== Available data ==

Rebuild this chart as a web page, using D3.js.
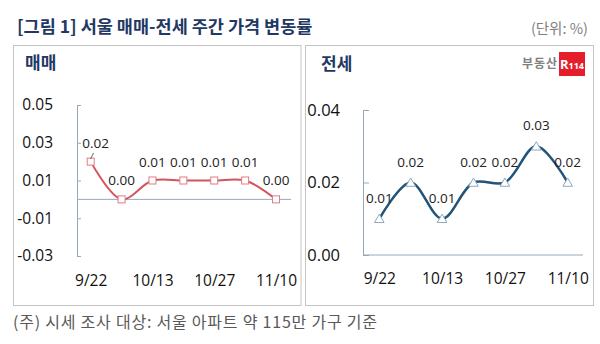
<!DOCTYPE html>
<html><head><meta charset="utf-8">
<script src="https://cdn.jsdelivr.net/npm/d3@7"></script>
<style>
html,body{margin:0;padding:0;background:#fff;}
svg{display:block;}
</style></head>
<body>
<svg id="c" width="600" height="344"></svg>
<script>
// ---- data ----
const weeks = ["9/22","9/29","10/13","10/20","10/27","11/3","11/10"];
const shownWeeks = ["9/22","10/13","10/27","11/10"];
const saleValues = [0.02, 0.00, 0.01, 0.01, 0.01, 0.01, 0.00];
const saleLabels = ["0.02","0.00","0.01","0.01","0.01","0.01","0.00"];
const leaseValues = [0.01, 0.02, 0.01, 0.02, 0.02, 0.03, 0.02];
const leaseLabels = ["0.01","0.02","0.01","0.02","0.02","0.03","0.02"];
const saleTicks = [0.05, 0.03, 0.01, -0.01, -0.03];
const leaseTicks = [0.04, 0.02, 0.00];
const title = "[그림 1] 서울 매매-전세 주간 가격 변동률";
const unitText = "(단위: %)";
const footnote = "(주) 시세 조사 대상: 서울 아파트 약 115만 가구 기준";

const svg = d3.select("#c");
const KR = "'Noto Sans CJK KR','Noto Sans',sans-serif";
const NUM = "'Open Sans','Noto Sans',sans-serif";
const navy = "#1f3864";
const axisCol = "#98a8bb";
const fmt = d => d3.format(".2f")(d).replace("\u2212","-");

// header
svg.append("text").attr("x",17).attr("y",33).attr("font-family",KR).attr("font-weight","bold")
  .attr("font-size",17.5).attr("fill",navy).text(title);
svg.append("text").attr("x",588).attr("y",34).attr("text-anchor","end").attr("font-family",KR)
  .attr("font-size",14.5).attr("fill","#7f7f7f").text(unitText);

// panels
svg.append("rect").attr("x",13.5).attr("y",45.5).attr("width",287.5).attr("height",260)
  .attr("fill","none").attr("stroke","#c4c4c4");
svg.append("rect").attr("x",305.5).attr("y",45.5).attr("width",288).attr("height",260)
  .attr("fill","none").attr("stroke","#c4c4c4");

svg.append("text").attr("x",25).attr("y",69).attr("font-family",KR).attr("font-weight","bold")
  .attr("font-size",17).attr("fill",navy).text("매매");
svg.append("text").attr("x",321).attr("y",70).attr("font-family",KR).attr("font-weight","bold")
  .attr("font-size",17).attr("fill",navy).text("전세");

// logo
svg.append("text").attr("x",522).attr("y",68).attr("font-family",KR).attr("font-weight","bold")
  .attr("font-size",12).attr("fill","#808080").attr("textLength",35).text("부동산");
svg.append("rect").attr("x",559).attr("y",52).attr("width",26).attr("height",24).attr("fill","#e41e2b");
const lg = svg.append("text").attr("x",572).attr("y",69).attr("text-anchor","middle")
  .attr("font-family",NUM).attr("font-weight","bold").attr("fill","#fff");
lg.append("tspan").attr("font-size",13).text("R");
lg.append("tspan").attr("font-size",9).text("114");

// footnote
svg.append("text").attr("x",13).attr("y",328).attr("font-family",KR)
  .attr("font-size",16).attr("fill","#595959").attr("textLength",364).text(footnote);

// ---- left chart: 매매 ----
const xL = d3.scalePoint().domain(weeks).range([90.7, 276]);
const yL = d3.scaleLinear().domain([-0.03, 0.05]).range([256, 105]);

const axL = svg.append("g").attr("transform","translate(77,0)")
  .call(d3.axisLeft(yL).tickValues(saleTicks).tickSizeInner(-4).tickSizeOuter(0).tickPadding(24)
    .tickFormat(fmt));
axL.select(".domain").attr("stroke",axisCol);
axL.selectAll(".tick line").attr("stroke",axisCol);
axL.selectAll(".tick text").attr("font-family",NUM).attr("font-size",15.5).attr("fill","#111");

svg.append("line").attr("x1",77).attr("x2",291).attr("y1",yL(0)).attr("y2",yL(0)).attr("stroke",axisCol);

const xaL = svg.append("g").attr("transform","translate(0,"+yL(-0.03)+")")
  .call(d3.axisBottom(xL).tickValues(shownWeeks).tickSize(0).tickPadding(19));
xaL.select(".domain").remove();
xaL.selectAll(".tick text").attr("font-family",NUM).attr("font-size",15.5).attr("fill","#111");

const lineL = d3.line().x((d,i)=>xL(weeks[i])).y(d=>yL(d)).curve(d3.curveCatmullRom.alpha(0.5));
svg.append("path").datum(saleValues).attr("d",lineL).attr("fill","none")
  .attr("stroke","#d4535d").attr("stroke-width",2);
svg.selectAll(".sq").data(saleValues).join("rect")
  .attr("x",(d,i)=>xL(weeks[i])-3.5).attr("y",d=>yL(d)-3.5).attr("width",7).attr("height",7)
  .attr("fill","#fff").attr("stroke","#e07c84").attr("stroke-width",1);
// leader line for first label
svg.append("line").attr("x1",90.5).attr("y1",159).attr("x2",93.5).attr("y2",153).attr("stroke","#444").attr("stroke-width",0.8);
svg.selectAll(".lblL").data(saleValues).join("text")
  .attr("x",(d,i)=>xL(weeks[i]) + (i===0?5:0)).attr("y",d=>yL(d) - 14)
  .attr("text-anchor","middle").attr("font-family",NUM).attr("font-size",13.5).attr("fill","#222")
  .text((d,i)=>saleLabels[i]);

// ---- right chart: 전세 ----
const xR = d3.scalePoint().domain(weeks).range([379.3, 567.7]);
const yR = d3.scaleLinear().domain([0, 0.04]).range([255, 110]);

const axR = svg.append("g").attr("transform","translate(363,0)")
  .call(d3.axisLeft(yR).tickValues(leaseTicks).tickSizeInner(-6).tickSizeOuter(0).tickPadding(23)
    .tickFormat(fmt));
axR.select(".domain").attr("stroke",axisCol);
axR.selectAll(".tick line").attr("stroke",axisCol);
axR.selectAll(".tick text").attr("font-family",NUM).attr("font-size",16.5).attr("fill","#111");

svg.append("line").attr("x1",363).attr("x2",583).attr("y1",yR(0)).attr("y2",yR(0)).attr("stroke",axisCol);

const xaR = svg.append("g").attr("transform","translate(0,"+yR(0)+")")
  .call(d3.axisBottom(xR).tickValues(shownWeeks).tickSize(0).tickPadding(18));
xaR.select(".domain").remove();
xaR.selectAll(".tick text").attr("font-family",NUM).attr("font-size",15.5).attr("fill","#111");

const lineR = d3.line().x((d,i)=>xR(weeks[i])).y(d=>yR(d)).curve(d3.curveCatmullRom.alpha(0.5));
svg.append("path").datum(leaseValues).attr("d",lineR).attr("fill","none")
  .attr("stroke","#215478").attr("stroke-width",2.5);
const tri = d3.symbol().type(d3.symbolTriangle).size(40);
svg.selectAll(".tr").data(leaseValues).join("path")
  .attr("d",tri).attr("transform",(d,i)=>"translate("+xR(weeks[i])+","+(yR(d)+1)+")")
  .attr("fill","#fff").attr("stroke","#8fa8bf").attr("stroke-width",1);
svg.selectAll(".lblR").data(leaseValues).join("text")
  .attr("x",(d,i)=>xR(weeks[i])).attr("y",d=>yR(d)-16)
  .attr("text-anchor","middle").attr("font-family",NUM).attr("font-size",13.5).attr("fill","#222")
  .text((d,i)=>leaseLabels[i]);
</script>
</body></html>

===

Keep the pictures out of the copy and write out the data exactly as it stands.

Rebuild this chart as a web page, using D3.js.
<!DOCTYPE html>
<html><head><meta charset="utf-8">
<script src="https://cdn.jsdelivr.net/npm/d3@7"></script>
<style>
html,body{margin:0;padding:0;background:#fff;}
svg{display:block;}
</style></head>
<body>
<svg id="c" width="600" height="344"></svg>
<script>
// ---- data ----
const weeks = ["9/22","9/29","10/13","10/20","10/27","11/3","11/10"];
const shownWeeks = ["9/22","10/13","10/27","11/10"];
const saleValues = [0.02, 0.00, 0.01, 0.01, 0.01, 0.01, 0.00];
const saleLabels = ["0.02","0.00","0.01","0.01","0.01","0.01","0.00"];
const leaseValues = [0.01, 0.02, 0.01, 0.02, 0.02, 0.03, 0.02];
const leaseLabels = ["0.01","0.02","0.01","0.02","0.02","0.03","0.02"];
const saleTicks = [0.05, 0.03, 0.01, -0.01, -0.03];
const leaseTicks = [0.04, 0.02, 0.00];
const title = "[그림 1] 서울 매매-전세 주간 가격 변동률";
const unitText = "(단위: %)";
const footnote = "(주) 시세 조사 대상: 서울 아파트 약 115만 가구 기준";

const svg = d3.select("#c");
const KR = "'Noto Sans CJK KR','Noto Sans',sans-serif";
const NUM = "'Open Sans','Noto Sans',sans-serif";
const navy = "#1f3864";
const axisCol = "#98a8bb";
const fmt = d => d3.format(".2f")(d).replace("\u2212","-");

// header
svg.append("text").attr("x",17).attr("y",33).attr("font-family",KR).attr("font-weight","bold")
  .attr("font-size",17.5).attr("fill",navy).text(title);
svg.append("text").attr("x",588).attr("y",34).attr("text-anchor","end").attr("font-family",KR)
  .attr("font-size",14.5).attr("fill","#7f7f7f").text(unitText);

// panels
svg.append("rect").attr("x",13.5).attr("y",45.5).attr("width",287.5).attr("height",260)
  .attr("fill","none").attr("stroke","#c4c4c4");
svg.append("rect").attr("x",305.5).attr("y",45.5).attr("width",288).attr("height",260)
  .attr("fill","none").attr("stroke","#c4c4c4");

svg.append("text").attr("x",25).attr("y",69).attr("font-family",KR).attr("font-weight","bold")
  .attr("font-size",17).attr("fill",navy).text("매매");
svg.append("text").attr("x",321).attr("y",70).attr("font-family",KR).attr("font-weight","bold")
  .attr("font-size",17).attr("fill",navy).text("전세");

// logo
svg.append("text").attr("x",522).attr("y",68).attr("font-family",KR).attr("font-weight","bold")
  .attr("font-size",12).attr("fill","#808080").attr("textLength",35).text("부동산");
svg.append("rect").attr("x",559).attr("y",52).attr("width",26).attr("height",24).attr("fill","#e41e2b");
const lg = svg.append("text").attr("x",572).attr("y",69).attr("text-anchor","middle")
  .attr("font-family",NUM).attr("font-weight","bold").attr("fill","#fff");
lg.append("tspan").attr("font-size",13).text("R");
lg.append("tspan").attr("font-size",9).text("114");

// footnote
svg.append("text").attr("x",13).attr("y",328).attr("font-family",KR)
  .attr("font-size",16).attr("fill","#595959").attr("textLength",364).text(footnote);

// ---- left chart: 매매 ----
const xL = d3.scalePoint().domain(weeks).range([90.7, 276]);
const yL = d3.scaleLinear().domain([-0.03, 0.05]).range([256, 105]);

const axL = svg.append("g").attr("transform","translate(77,0)")
  .call(d3.axisLeft(yL).tickValues(saleTicks).tickSizeInner(-4).tickSizeOuter(0).tickPadding(24)
    .tickFormat(fmt));
axL.select(".domain").attr("stroke",axisCol);
axL.selectAll(".tick line").attr("stroke",axisCol);
axL.selectAll(".tick text").attr("font-family",NUM).attr("font-size",15.5).attr("fill","#111");

svg.append("line").attr("x1",77).attr("x2",291).attr("y1",yL(0)).attr("y2",yL(0)).attr("stroke",axisCol);

const xaL = svg.append("g").attr("transform","translate(0,"+yL(-0.03)+")")
  .call(d3.axisBottom(xL).tickValues(shownWeeks).tickSize(0).tickPadding(19));
xaL.select(".domain").remove();
xaL.selectAll(".tick text").attr("font-family",NUM).attr("font-size",15.5).attr("fill","#111");

const lineL = d3.line().x((d,i)=>xL(weeks[i])).y(d=>yL(d)).curve(d3.curveCatmullRom.alpha(0.5));
svg.append("path").datum(saleValues).attr("d",lineL).attr("fill","none")
  .attr("stroke","#d4535d").attr("stroke-width",2);
svg.selectAll(".sq").data(saleValues).join("rect")
  .attr("x",(d,i)=>xL(weeks[i])-3.5).attr("y",d=>yL(d)-3.5).attr("width",7).attr("height",7)
  .attr("fill","#fff").attr("stroke","#e07c84").attr("stroke-width",1);
// leader line for first label
svg.append("line").attr("x1",90.5).attr("y1",159).attr("x2",93.5).attr("y2",153).attr("stroke","#444").attr("stroke-width",0.8);
svg.selectAll(".lblL").data(saleValues).join("text")
  .attr("x",(d,i)=>xL(weeks[i]) + (i===0?5:0)).attr("y",d=>yL(d) - 14)
  .attr("text-anchor","middle").attr("font-family",NUM).attr("font-size",13.5).attr("fill","#222")
  .text((d,i)=>saleLabels[i]);

// ---- right chart: 전세 ----
const xR = d3.scalePoint().domain(weeks).range([379.3, 567.7]);
const yR = d3.scaleLinear().domain([0, 0.04]).range([255, 110]);

const axR = svg.append("g").attr("transform","translate(363,0)")
  .call(d3.axisLeft(yR).tickValues(leaseTicks).tickSizeInner(-6).tickSizeOuter(0).tickPadding(23)
    .tickFormat(fmt));
axR.select(".domain").attr("stroke",axisCol);
axR.selectAll(".tick line").attr("stroke",axisCol);
axR.selectAll(".tick text").attr("font-family",NUM).attr("font-size",16.5).attr("fill","#111");

svg.append("line").attr("x1",363).attr("x2",583).attr("y1",yR(0)).attr("y2",yR(0)).attr("stroke",axisCol);

const xaR = svg.append("g").attr("transform","translate(0,"+yR(0)+")")
  .call(d3.axisBottom(xR).tickValues(shownWeeks).tickSize(0).tickPadding(18));
xaR.select(".domain").remove();
xaR.selectAll(".tick text").attr("font-family",NUM).attr("font-size",15.5).attr("fill","#111");

const lineR = d3.line().x((d,i)=>xR(weeks[i])).y(d=>yR(d)).curve(d3.curveCatmullRom.alpha(0.5));
svg.append("path").datum(leaseValues).attr("d",lineR).attr("fill","none")
  .attr("stroke","#215478").attr("stroke-width",2.5);
const tri = d3.symbol().type(d3.symbolTriangle).size(40);
svg.selectAll(".tr").data(leaseValues).join("path")
  .attr("d",tri).attr("transform",(d,i)=>"translate("+xR(weeks[i])+","+(yR(d)+1)+")")
  .attr("fill","#fff").attr("stroke","#8fa8bf").attr("stroke-width",1);
svg.selectAll(".lblR").data(leaseValues).join("text")
  .attr("x",(d,i)=>xR(weeks[i])).attr("y",d=>yR(d)-16)
  .attr("text-anchor","middle").attr("font-family",NUM).attr("font-size",13.5).attr("fill","#222")
  .text((d,i)=>leaseLabels[i]);
</script>
</body></html>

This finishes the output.